The landlord later applied for consent to build two new flats on the roof of the building. That application was turned down but the landlord indicated he would appeal. The roof already had leases granted to Orange and O2 for telecommunications equipment.
Not surprisingly, given these intended works, the tenants launched a collective claim to acquire the freehold. The landlord continued with its works and responded with a counter-notice seeking leasebacks to various parts of the building including the new flat being created, the porter’s flat, the basement office and the roof space.
Under the 1993 Act, a landlord can require leasebacks on a mandatory or discretionary basis. In this instance, only the latter basis would apply as long as what is proposed as the subject of a leaseback is either an apartment not already the subject of a qualifying tenant or is a unit or premises occupied for business purposes.
The request for a discretionary leaseback must be made at the time of the landlord's counter-notice. It is invalid if the request is made afterwards.

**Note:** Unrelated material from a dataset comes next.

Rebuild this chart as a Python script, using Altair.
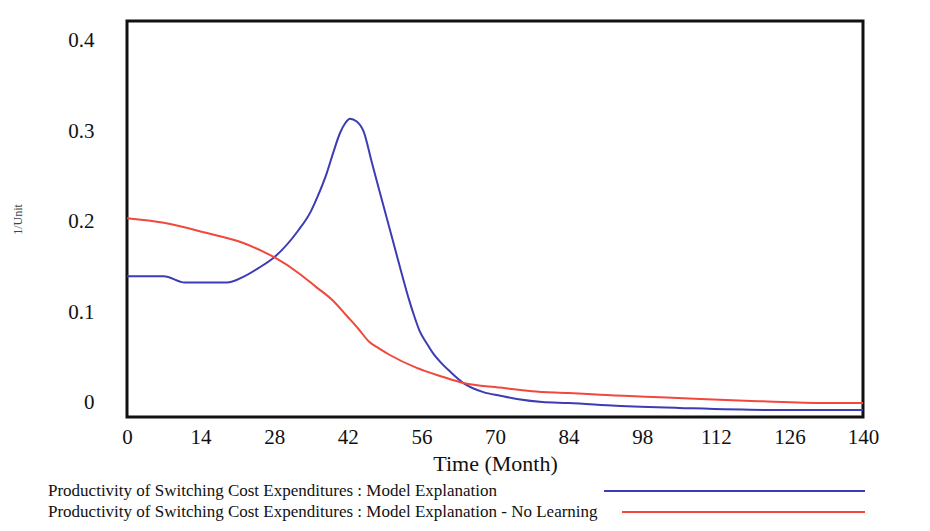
import altair as alt
import pandas as pd

# ---- data ----
SERIES = [
    "Productivity of Switching Cost Expenditures : Model Explanation",
    "Productivity of Switching Cost Expenditures : Model Explanation - No Learning",
]
COLORS = ["#3c3cb4", "#f0483c"]

blue_t = [0, 7, 11, 19, 22, 25, 28, 32.5, 35, 36.1, 38, 39.2, 40.5, 41.5, 42.4, 43.7,
          45.0, 46.6, 48.5, 50.4, 52.3, 53.6, 54.7, 55.7, 57, 58.2, 59.8, 61.4, 64,
          67.8, 71, 74.5, 79, 84, 93, 105, 122, 140]
blue_v = [0.140, 0.140, 0.133, 0.133, 0.139, 0.149, 0.161, 0.190, 0.212, 0.226, 0.254,
          0.276, 0.298, 0.309, 0.314, 0.311, 0.300, 0.265, 0.224, 0.183, 0.142, 0.115,
          0.095, 0.079, 0.066, 0.055, 0.044, 0.035, 0.022, 0.012, 0.008, 0.004, 0.001,
          0.0, -0.003, -0.0055, -0.0077, -0.0077]

red_t = [0, 7, 15, 22, 26, 28, 33, 36, 39, 42, 44, 46, 48, 50, 55, 60, 64, 71, 77, 84,
         90, 100, 109, 120, 133, 140]
red_v = [0.204, 0.199, 0.188, 0.177, 0.167, 0.161, 0.142, 0.128, 0.114, 0.095, 0.082,
         0.068, 0.060, 0.053, 0.039, 0.029, 0.022, 0.017, 0.013, 0.011, 0.009, 0.0066,
         0.0044, 0.002, 0.0, 0.0]

x_ticks = [0, 14, 28, 42, 56, 70, 84, 98, 112, 126, 140]
y_ticks = [0, 0.1, 0.2, 0.3, 0.4]

df = pd.concat([
    pd.DataFrame({"t": blue_t, "v": blue_v, "series": SERIES[0]}),
    pd.DataFrame({"t": red_t, "v": red_v, "series": SERIES[1]}),
])

SERIF = "Liberation Serif"
W, H = 736, 396

lines = alt.Chart(df).mark_line(strokeWidth=2, interpolate="monotone").encode(
    x=alt.X("t:Q", scale=alt.Scale(domain=[0, 140], nice=False),
            axis=alt.Axis(values=x_ticks, title="Time (Month)", grid=False, ticks=False,
                          domain=False, labelFont=SERIF, labelFontSize=21,
                          labelPadding=9, labelColor="#111", labelFlush=False,
                          titleFont=SERIF, titleFontSize=22, titleFontWeight="normal",
                          titlePadding=6, titleColor="#111")),
    y=alt.Y("v:Q", scale=alt.Scale(domain=[-0.0155, 0.422], nice=False, zero=False),
            axis=alt.Axis(values=y_ticks, format=".1~f", title="1/Unit", grid=False,
                          ticks=False, domain=False, labelFont=SERIF, labelFontSize=21,
                          labelPadding=33, labelColor="#111", labelFlush=False,
                          titleFont=SERIF, titleFontSize=12, titleFontWeight="normal",
                          titleX=-110, titleY=198, titleAlign="center",
                          titleBaseline="middle", titleColor="#444")),
    color=alt.Color("series:N", scale=alt.Scale(domain=SERIES, range=COLORS), legend=None),
    detail="series:N",
)

layers = [lines]
rule_x1 = [477, 495]
for i, name in enumerate(SERIES):
    ypos = 470 + 21 * i
    layers.append(
        alt.Chart(pd.DataFrame({"label": [name]})).mark_text(
            align="left", baseline="middle", font=SERIF, fontSize=17, color="#111"
        ).encode(x=alt.value(-79), y=alt.value(ypos), text="label:N")
    )
    layers.append(
        alt.Chart(pd.DataFrame({"label": [name]})).mark_rule(
            color=COLORS[i], strokeWidth=2
        ).encode(x=alt.value(rule_x1[i]), x2=alt.value(738), y=alt.value(ypos))
    )

chart = alt.layer(*layers).properties(
    width=W, height=H,
    background="white",
    autosize=alt.AutoSizeParams(type="none"),
    padding={"left": 127, "top": 21, "right": 67, "bottom": 114},
).configure_view(stroke="#111", strokeWidth=3)

chart.save("out.html", embed_options={"renderer": "svg", "actions": False})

This was decided by the Court of Appeal in the case of Cawthorne and Others v Hamdan  Ch187.
The date when this is tested is the date when the collective claim is served on the landlord and not when the matter is eventually determined by the tribunal.
In this case, it was found as a fact by the First Tier Tribunal that neither the new apartment nor the office accommodation in the basement was finished when the claim was served. As a result, the landlord was not entitled to seek a leaseback as the apartment/unit which is the subject of the leaseback has to be in existence and completed at the time the claim was made. This decision was upheld by the Upper Tribunal.
Interestingly, the Upper Tribunal thought that it would still be possible for a landlord to insist upon a leaseback of an apartment if it was formerly part of the common parts of the building but only if the works to incorporate that area had been completed and its creation had not substantially interfered with the tenant's existing rights.
One of the other arguments the tenants tried to use to defeat the landlord's claim for a leaseback of the ground floor apartment was that it cut through their fire escape route. The existence of a fire escape route is often encountered in practice but the Upper Tribunal said that, because the tenants did not have an express right granted in their leases, there was no legal easement, only a revocable licence. This allowed the landlord to divert the route of the fire escape.
The request for a leaseback of the porter’s flat was also given short shrift as the Lower Tribunal was bound by the earlier Court of Appeal's decision of Panagopoulos v Earl Cadogan  Ch.177. The Upper Tribunal agreed saying that the porter’s flat was part of the common parts and therefore part of the area being claimed in the collective claim.
However, in relation to the roof top area occupied by O2 and Orange, the landlord was successful in claiming a leaseback, even though it was acknowledged to be a common part. Essentially, the roof top area had ceased to be a common part because leases had been granted to O2 and Orange.
Perhaps it is this part of the decision that is most surprising and gives rise to some difficult practical issues over the repair of the roof which will need to be overcome.
In addition, because the two telecommunications companies each had separate facilities in part of the basement, the Upper Tribunal held that the leaseback could include those areas as well as they were being used for business use. There is no requirement to have these areas contiguous with the roof top. They simply have to be within the curtilage of the building.
The eventual leaseback of the roof will have to restrict the use to business use but, under Schedule 9, an alternative use can be sought, subject to obtaining the landlord's consent - which may not to be unreasonably withheld. As a result, the landlords may yet be able to redevelop the roof once they obtain planning permission and vacant possession.
The case neatly illustrates the complexities which arise on collective claims and the need to be alert to any potential traps. The landlord thought it was being clever to get on and complete its redevelopment even though a claim had been made. Clearly that gamble did not pay off. It also shows the need for tenants to organise themselves quickly and serve as soon as they can, well before completion of the landlord's works. Had the works been completed, the outcome would have been very different.